In case of intra eNB handover from one cell to another, a PDCP entity location is unchanged (i.e., remain in same eNB), so that the security key refresh is unnecessary in a legacy procedure and leads to delay in data transmission/reception in the target cell as new keys needs to be synchronized between the UE and the target cell and data which are already encrypted in the source cell needs to be re-encrypted using the new key.

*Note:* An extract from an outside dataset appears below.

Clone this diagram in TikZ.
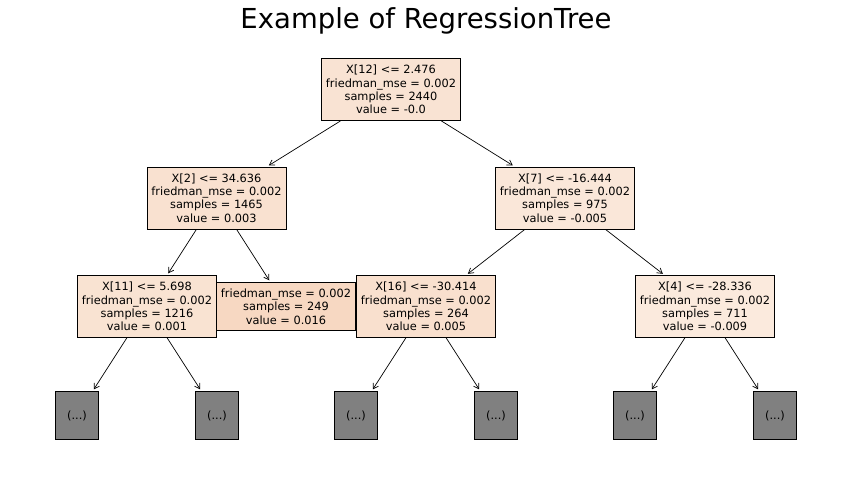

In the next generation communication system, new radio access network architecture comprising of centralized units (CUs) and distributed units (DUs) is being considered. There can be one or more DUs under one CU. The radio protocol stack or functions for communication may be split between the CU and the DUs in various manners. For example, in one option PDCP layer/functions are located in the CU and the RLC/MAC/PHY functions/layers are located in the DU. In another option, the PDCP/RLC layers/functions are located in the CU and the MAC/PHY layers/functions are located in the DU. Similarly there can be other options to split functionality between the CU and the DU. In such a radio access network architecture, due to the UE mobility, the UE may move from one DU to another DU within same CU or the UE may move from one DU to another DU in different CU. In another scenario, the UE may detect a Radio Link Failure (RLF) on the serving DU and then it switches to the target DU within same CU or different CU. For these scenarios i.e., inter CU DU change or intra CU DU change handling of the user plane protocols/functions is not defined for both RLF and non RLF cases. The simplest approach would be to follow the same operation as defined for handover in the legacy system. However, this is not efficient.
The above information is presented as background information only to help the reader to understand the present invention. Applicants have made no determination and make no assertion as to whether any of the above might be applicable as Prior Art with regard to the present application.